Wednesday, January 27, 2016

Anna and the Vampire Prince (Anna Strong Chronicles #9.5) by Jeanne C. Stein

Anna and the Vampire Prince (Anna Strong Chronicles, #9.5)

Anna has finally found happiness and love in her romantic life with her shifter husband Frey. Unfortunately life often delivers the good with the bad and for Anna this means mourning the death of her mother. When Frey and her step son John-John return to the America, Anna decides to stay behind and help her father and niece adjust to their loss. 

Someone has been kidnapping young girls and even after the parents pay the ransom the girls are still murdered.  This new story goes from something awful to something close to home when Trish's best friend is abducted one day.  Deciding that poor Trish has suffered enough loss for someone so young, Anna decides that no matter she is going to find  Cecily but to do that she has to enlist the aid of one the world oldest vampires - Vlad.  With time quickly running out Anna learns that there's much more to this rash of kidnappings than what the human authorities think.

 Anyone new to the Anna Strong Chronicles will really not have a hard time following this story though it is 9.5 in the series.  Stein does a good job of telling her story without requiring readers to have a lot of knowledge about her world; however, this means that for longtime readers, there's really not much on offer except the fact that Anna has settled into married life which we knew at the end of Blood Bond.   That's not really a lot to offer readers after a three year hiatus, particularly when we were lead to believe that Blood Bond would be the last in the series.
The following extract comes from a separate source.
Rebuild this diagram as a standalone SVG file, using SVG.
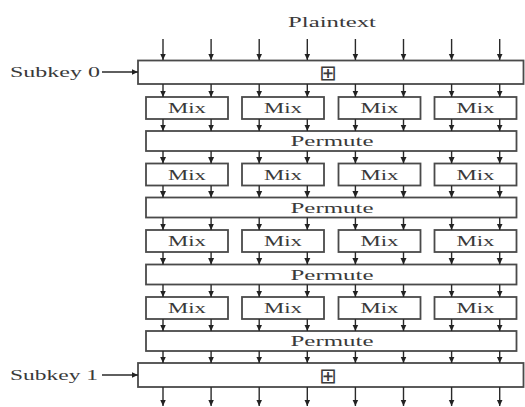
<svg xmlns="http://www.w3.org/2000/svg" width="525" height="407" viewBox="0 0 525 407">
<style>
.box{fill:#fff;stroke:#4a4a4a;stroke-width:1.8}
.t{font-family:"Liberation Serif","Times New Roman",serif;font-size:15px;fill:#3a3a3a}
.c{text-anchor:middle}
.sym{font-family:"DejaVu Sans",sans-serif;font-size:21px;fill:#3a3a3a;text-anchor:middle}
.ar{stroke:#2a2a2a;stroke-width:1.4;fill:none;marker-end:url(#ah)}
</style>
<defs>
<marker id="ah" markerUnits="userSpaceOnUse" markerWidth="7" markerHeight="7" refX="6.5" refY="3.5" orient="auto">
<path d="M0,0.5 L6.5,3.5 L0,6.5 z" fill="#222"/>
</marker>
</defs>
<rect width="525" height="407" fill="#fff"/>
<text class="t c" x="332" y="27" textLength="88" lengthAdjust="spacingAndGlyphs">Plaintext</text>
<g id="subkey0">
<rect class="box" x="138" y="60.5" width="385.5" height="23.5"/>
<text class="sym" x="328" y="80">⊞</text>
</g>
<text id="subkey0-label" class="t" x="10" y="77" textLength="90" lengthAdjust="spacingAndGlyphs">Subkey 0</text>
<g id="mix1">
<rect class="box" x="146" y="97" width="82" height="22"/><text class="t c" x="187" y="113" textLength="38" lengthAdjust="spacingAndGlyphs">Mix</text>
<rect class="box" x="242" y="97" width="82" height="22"/><text class="t c" x="283" y="113" textLength="38" lengthAdjust="spacingAndGlyphs">Mix</text>
<rect class="box" x="338.5" y="97" width="82" height="22"/><text class="t c" x="379.5" y="113" textLength="38" lengthAdjust="spacingAndGlyphs">Mix</text>
<rect class="box" x="434.5" y="97" width="82" height="22"/><text class="t c" x="475.5" y="113" textLength="38" lengthAdjust="spacingAndGlyphs">Mix</text>
</g>
<g id="permute1"><rect class="box" x="146" y="131" width="370.5" height="20"/><text class="t c" x="332" y="146" textLength="83" lengthAdjust="spacingAndGlyphs">Permute</text></g>
<g id="mix2">
<rect class="box" x="146" y="163.5" width="82" height="22"/><text class="t c" x="187" y="179.5" textLength="38" lengthAdjust="spacingAndGlyphs">Mix</text>
<rect class="box" x="242" y="163.5" width="82" height="22"/><text class="t c" x="283" y="179.5" textLength="38" lengthAdjust="spacingAndGlyphs">Mix</text>
<rect class="box" x="338.5" y="163.5" width="82" height="22"/><text class="t c" x="379.5" y="179.5" textLength="38" lengthAdjust="spacingAndGlyphs">Mix</text>
<rect class="box" x="434.5" y="163.5" width="82" height="22"/><text class="t c" x="475.5" y="179.5" textLength="38" lengthAdjust="spacingAndGlyphs">Mix</text>
</g>
<g id="permute2"><rect class="box" x="146" y="197.5" width="370.5" height="20"/><text class="t c" x="332" y="212.5" textLength="83" lengthAdjust="spacingAndGlyphs">Permute</text></g>
<g id="mix3">
<rect class="box" x="146" y="230" width="82" height="22"/><text class="t c" x="187" y="246" textLength="38" lengthAdjust="spacingAndGlyphs">Mix</text>
<rect class="box" x="242" y="230" width="82" height="22"/><text class="t c" x="283" y="246" textLength="38" lengthAdjust="spacingAndGlyphs">Mix</text>
<rect class="box" x="338.5" y="230" width="82" height="22"/><text class="t c" x="379.5" y="246" textLength="38" lengthAdjust="spacingAndGlyphs">Mix</text>
<rect class="box" x="434.5" y="230" width="82" height="22"/><text class="t c" x="475.5" y="246" textLength="38" lengthAdjust="spacingAndGlyphs">Mix</text>
</g>
<g id="permute3"><rect class="box" x="146" y="264.5" width="370.5" height="20"/><text class="t c" x="332" y="279.5" textLength="83" lengthAdjust="spacingAndGlyphs">Permute</text></g>
<g id="mix4">
<rect class="box" x="146" y="297" width="82" height="22"/><text class="t c" x="187" y="313" textLength="38" lengthAdjust="spacingAndGlyphs">Mix</text>
<rect class="box" x="242" y="297" width="82" height="22"/><text class="t c" x="283" y="313" textLength="38" lengthAdjust="spacingAndGlyphs">Mix</text>
<rect class="box" x="338.5" y="297" width="82" height="22"/><text class="t c" x="379.5" y="313" textLength="38" lengthAdjust="spacingAndGlyphs">Mix</text>
<rect class="box" x="434.5" y="297" width="82" height="22"/><text class="t c" x="475.5" y="313" textLength="38" lengthAdjust="spacingAndGlyphs">Mix</text>
</g>
<g id="permute4"><rect class="box" x="146" y="331" width="370.5" height="20"/><text class="t c" x="332" y="346" textLength="83" lengthAdjust="spacingAndGlyphs">Permute</text></g>
<g id="subkey1">
<rect class="box" x="138" y="363" width="385.5" height="24"/>
<text class="sym" x="328" y="382.5">⊞</text>
</g>
<text id="subkey1-label" class="t" x="10" y="380" textLength="88" lengthAdjust="spacingAndGlyphs">Subkey 1</text>
<g id="connectors">
<line class="ar" x1="102" y1="72" x2="138" y2="72"/>
<line class="ar" x1="102" y1="375" x2="138" y2="375"/>
<path class="ar" d="M163,39V60"/><path class="ar" d="M211.1,39V60"/><path class="ar" d="M259.2,39V60"/><path class="ar" d="M307.3,39V60"/><path class="ar" d="M355.4,39V60"/><path class="ar" d="M403.5,39V60"/><path class="ar" d="M451.6,39V60"/><path class="ar" d="M499.7,39V60"/>
<path class="ar" d="M163,84V97"/><path class="ar" d="M211.1,84V97"/><path class="ar" d="M259.2,84V97"/><path class="ar" d="M307.3,84V97"/><path class="ar" d="M355.4,84V97"/><path class="ar" d="M403.5,84V97"/><path class="ar" d="M451.6,84V97"/><path class="ar" d="M499.7,84V97"/>
<path class="ar" d="M163,119V131"/><path class="ar" d="M211.1,119V131"/><path class="ar" d="M259.2,119V131"/><path class="ar" d="M307.3,119V131"/><path class="ar" d="M355.4,119V131"/><path class="ar" d="M403.5,119V131"/><path class="ar" d="M451.6,119V131"/><path class="ar" d="M499.7,119V131"/>
<path class="ar" d="M163,151V163.5"/><path class="ar" d="M211.1,151V163.5"/><path class="ar" d="M259.2,151V163.5"/><path class="ar" d="M307.3,151V163.5"/><path class="ar" d="M355.4,151V163.5"/><path class="ar" d="M403.5,151V163.5"/><path class="ar" d="M451.6,151V163.5"/><path class="ar" d="M499.7,151V163.5"/>
<path class="ar" d="M163,185.5V197.5"/><path class="ar" d="M211.1,185.5V197.5"/><path class="ar" d="M259.2,185.5V197.5"/><path class="ar" d="M307.3,185.5V197.5"/><path class="ar" d="M355.4,185.5V197.5"/><path class="ar" d="M403.5,185.5V197.5"/><path class="ar" d="M451.6,185.5V197.5"/><path class="ar" d="M499.7,185.5V197.5"/>
<path class="ar" d="M163,217.5V230"/><path class="ar" d="M211.1,217.5V230"/><path class="ar" d="M259.2,217.5V230"/><path class="ar" d="M307.3,217.5V230"/><path class="ar" d="M355.4,217.5V230"/><path class="ar" d="M403.5,217.5V230"/><path class="ar" d="M451.6,217.5V230"/><path class="ar" d="M499.7,217.5V230"/>
<path class="ar" d="M163,252V264.5"/><path class="ar" d="M211.1,252V264.5"/><path class="ar" d="M259.2,252V264.5"/><path class="ar" d="M307.3,252V264.5"/><path class="ar" d="M355.4,252V264.5"/><path class="ar" d="M403.5,252V264.5"/><path class="ar" d="M451.6,252V264.5"/><path class="ar" d="M499.7,252V264.5"/>
<path class="ar" d="M163,284.5V297"/><path class="ar" d="M211.1,284.5V297"/><path class="ar" d="M259.2,284.5V297"/><path class="ar" d="M307.3,284.5V297"/><path class="ar" d="M355.4,284.5V297"/><path class="ar" d="M403.5,284.5V297"/><path class="ar" d="M451.6,284.5V297"/><path class="ar" d="M499.7,284.5V297"/>
<path class="ar" d="M163,319V331"/><path class="ar" d="M211.1,319V331"/><path class="ar" d="M259.2,319V331"/><path class="ar" d="M307.3,319V331"/><path class="ar" d="M355.4,319V331"/><path class="ar" d="M403.5,319V331"/><path class="ar" d="M451.6,319V331"/><path class="ar" d="M499.7,319V331"/>
<path class="ar" d="M163,351V363"/><path class="ar" d="M211.1,351V363"/><path class="ar" d="M259.2,351V363"/><path class="ar" d="M307.3,351V363"/><path class="ar" d="M355.4,351V363"/><path class="ar" d="M403.5,351V363"/><path class="ar" d="M451.6,351V363"/><path class="ar" d="M499.7,351V363"/>
<path class="ar" d="M163,387V406"/><path class="ar" d="M211.1,387V406"/><path class="ar" d="M259.2,387V406"/><path class="ar" d="M307.3,387V406"/><path class="ar" d="M355.4,387V406"/><path class="ar" d="M403.5,387V406"/><path class="ar" d="M451.6,387V406"/><path class="ar" d="M499.7,387V406"/>
</g>
</svg>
I understand that a short story is meant to be a vignette but this just felt shallow particularly given that Anna got her HEA at the end of the last book.
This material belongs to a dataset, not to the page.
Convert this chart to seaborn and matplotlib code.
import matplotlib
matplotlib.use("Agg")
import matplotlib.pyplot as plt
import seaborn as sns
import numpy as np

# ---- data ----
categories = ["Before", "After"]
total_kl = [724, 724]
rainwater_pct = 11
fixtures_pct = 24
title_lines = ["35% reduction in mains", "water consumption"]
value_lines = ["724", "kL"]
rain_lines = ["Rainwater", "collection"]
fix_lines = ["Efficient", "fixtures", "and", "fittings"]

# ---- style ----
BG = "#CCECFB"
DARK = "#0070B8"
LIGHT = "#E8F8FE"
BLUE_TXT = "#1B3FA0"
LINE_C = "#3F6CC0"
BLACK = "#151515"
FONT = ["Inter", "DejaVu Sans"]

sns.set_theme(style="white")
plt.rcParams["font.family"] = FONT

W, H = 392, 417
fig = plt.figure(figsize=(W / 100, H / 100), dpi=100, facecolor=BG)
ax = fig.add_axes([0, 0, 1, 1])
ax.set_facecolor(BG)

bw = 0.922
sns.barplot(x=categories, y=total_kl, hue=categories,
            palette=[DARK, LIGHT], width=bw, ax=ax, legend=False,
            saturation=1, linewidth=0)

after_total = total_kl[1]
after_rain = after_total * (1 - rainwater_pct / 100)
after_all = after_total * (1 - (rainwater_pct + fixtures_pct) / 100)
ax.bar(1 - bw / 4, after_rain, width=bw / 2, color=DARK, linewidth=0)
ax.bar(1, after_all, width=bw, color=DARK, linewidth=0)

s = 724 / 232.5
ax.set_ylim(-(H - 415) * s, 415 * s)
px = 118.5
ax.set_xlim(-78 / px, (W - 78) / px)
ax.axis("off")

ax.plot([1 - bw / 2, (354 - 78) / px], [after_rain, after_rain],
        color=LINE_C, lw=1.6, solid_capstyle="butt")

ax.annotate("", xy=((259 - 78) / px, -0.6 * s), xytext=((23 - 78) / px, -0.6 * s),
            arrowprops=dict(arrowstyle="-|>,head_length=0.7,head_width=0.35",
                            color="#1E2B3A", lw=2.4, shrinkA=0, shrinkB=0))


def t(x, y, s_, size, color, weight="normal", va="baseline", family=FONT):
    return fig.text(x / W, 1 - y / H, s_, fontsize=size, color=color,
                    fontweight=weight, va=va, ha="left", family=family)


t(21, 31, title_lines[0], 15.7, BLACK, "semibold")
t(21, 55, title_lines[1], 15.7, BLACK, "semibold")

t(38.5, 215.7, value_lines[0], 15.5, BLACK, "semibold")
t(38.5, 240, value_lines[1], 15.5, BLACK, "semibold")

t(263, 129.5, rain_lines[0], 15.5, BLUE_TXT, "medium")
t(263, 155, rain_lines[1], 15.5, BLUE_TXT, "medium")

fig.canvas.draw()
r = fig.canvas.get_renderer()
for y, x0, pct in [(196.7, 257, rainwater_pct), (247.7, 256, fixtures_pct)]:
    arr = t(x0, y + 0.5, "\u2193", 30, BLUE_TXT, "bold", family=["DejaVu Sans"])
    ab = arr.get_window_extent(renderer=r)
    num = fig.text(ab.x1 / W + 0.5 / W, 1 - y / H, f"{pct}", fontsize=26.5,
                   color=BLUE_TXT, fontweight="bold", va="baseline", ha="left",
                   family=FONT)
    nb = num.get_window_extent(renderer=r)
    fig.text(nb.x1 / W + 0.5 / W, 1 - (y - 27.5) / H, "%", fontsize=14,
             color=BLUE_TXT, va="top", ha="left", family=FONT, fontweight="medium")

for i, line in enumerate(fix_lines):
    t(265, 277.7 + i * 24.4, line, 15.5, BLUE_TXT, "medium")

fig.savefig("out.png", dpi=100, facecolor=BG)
It really is not helped that at least a good portion of the plot is recycled.  Once again we were given the specter of vampires seeking to take over the earth and use humans as blood bags and servants.  This issue was already settled so the only reason to go over this territory again is perhaps a shortage of ideas on the part of Stein.  Fortunately, because this is a short story, it didn't last long enough for me to be completely bored but it reading it was about as exciting as watching we paint beige paint dry bland...bland...bland.
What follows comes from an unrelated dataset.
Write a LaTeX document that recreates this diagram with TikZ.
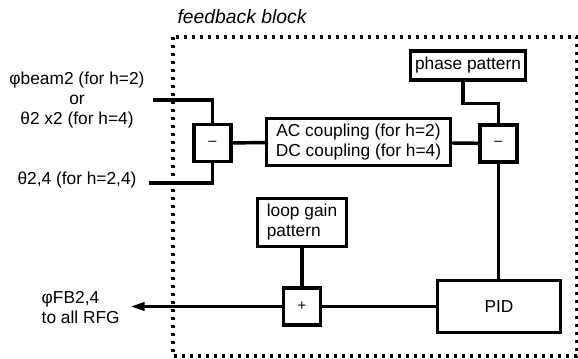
\documentclass[tikz,border=0pt]{standalone}
\usepackage{fontspec}
\setmainfont{Liberation Sans}
\usetikzlibrary{arrows,arrows.meta}

\begin{document}
\begin{tikzpicture}[x=0.75pt,y=-0.75pt,line width=2.6pt,
    box/.style={draw,rectangle,inner sep=0pt,align=center,font=\fontsize{13}{15}\selectfont},
    sumbox/.style={draw,rectangle,inner sep=0pt,minimum width=28pt,minimum height=27.5pt,font=\fontsize{11}{12}\selectfont},
    outtext/.style={align=center,inner sep=0pt,font=\fontsize{13}{15}\selectfont}]
  \useasboundingbox (0,0) rectangle (578,359);
  % frame of the feedback block
  \draw[dash pattern=on 2.6pt off 3.4pt] (173,37) rectangle (577,356);
  \node[font=\fontsize{14.5}{16}\itshape] (title) at (242,17) {feedback block};

  % blocks
  \node[sumbox] (mleft) at (212.5,143) {--};
  \node[box,minimum width=138pt,minimum height=35pt] (coupling) at (358.5,142)
    {AC coupling (for h=2)\\DC coupling (for h=4)};
  \node[sumbox] (mright) at (498.5,143.5) {--};
  \node[box,minimum width=86pt,minimum height=21.5pt] (phase) at (468,65.5) {phase pattern};
  \node[box,minimum width=92.5pt,minimum height=39pt] (pid) at (499,306.5) {PID};
  \node[sumbox] (sum) at (302,306.5) {+};
  \node[box,minimum width=67pt,minimum height=36pt,align=left] (gain) at (302,222.5)
    {loop gain\\pattern};

  % outside texts
  \node[outtext] (beam) at (77,100) {φbeam2 (for h=2)\\or\\θ2 x2 (for h=4)};
  \node[outtext] (theta) at (77,180) {θ2,4 (for h=2,4)};
  \node[outtext,align=left,anchor=west] (fb) at (40,307.5) {φFB2,4\\to all RFG};

  \coordinate (inbeam) at (153,100);
  \coordinate (intheta) at (149,183);
  \coordinate (out) at (130,306.5);

  % connectors
  \draw (inbeam) -| (mleft.north);
  \draw (intheta) -| (mleft.south);
  \draw (mleft) -- (coupling);
  \draw (coupling) -- (mright);
  \draw ([xshift=-3.75pt]phase.south) -- ++(0,22) -| (mright.north);
  \draw (mright.south) -- (mright.south |- pid.north);
  \draw (pid) -- (sum);
  \draw (gain) -- (sum);
  \draw[-{Triangle[length=11pt,width=6pt]}] (sum) -- (out);
\end{tikzpicture}
\end{document}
Where Stein did go right was the discussion of France's xenophobia and it's treatment of migrant workers.  Given recent world events like the murders at Charlie Hebdo, the Paris attacks, and the UN calling out France for its failure "to curtail the soaring trend of violence, hate and xenophobic speech against foreign communities", the plot line of Anna and the Vampire is at least on point when it comes to current events.  The problem is that something this series cannot even remotely begin to be discussed in one book, let alone a short story. It's reductive at best and fails to give the subject matter the seriousness that it deserves.  I don't object that Stein went there, I object to the fact it felt like she barely committed to the point she was trying to make, particularly when the last part of the book is filled with Vlad's abdication of power and his declaration of love for Anna. 


It felt odd to have a story in which immigrants were going to be blamed for the abduction and murder of young girls and even concern that said immigrants might be attacked without once hearing from the people in question themselves. It made me wonder if Stein realises that the subaltern can and does speak? What is the point of mentioning poverty, unfairness in the criminal justice system and neo colonialism in the form of migrant workers without once ever giving voice to the oppressed? What we got instead was their experiences used as background fodder for Anna's attempt to save the ever so white and French Cecily.

Even for a short story, Anna and the Vampire Prince felt extremely rushed.  It quickly went from kidnapped girls, police corruption and worry about violence against immigrant communities to a vampire conspiracy to enslave humans.  It felt like two stories shoved into a scant 75 pages. It makes me wonder if Stein just mashed together two ideas that she was working on and forced them to fit. It was like trying to squeeze a square peg into a round hole.

Anna and the Vampire Prince is completely erased and while it was disappointing because Strong invoked neo colonialism and xenophobia, it was a bit of relief given the treatment people of colour have received in this series. Anna and the Vampire Prince has no LGBT character or disabled characters either.  It's about as white and straight as can possibly be with a brief mention of one character of colour from previous books.

Anna and the Vampire Prince screams of all the things it could have been had Stein simply committed herself.  Instead of showing talent, insightfulness and daring it was a gutless foray into a world which had already reached its zenith.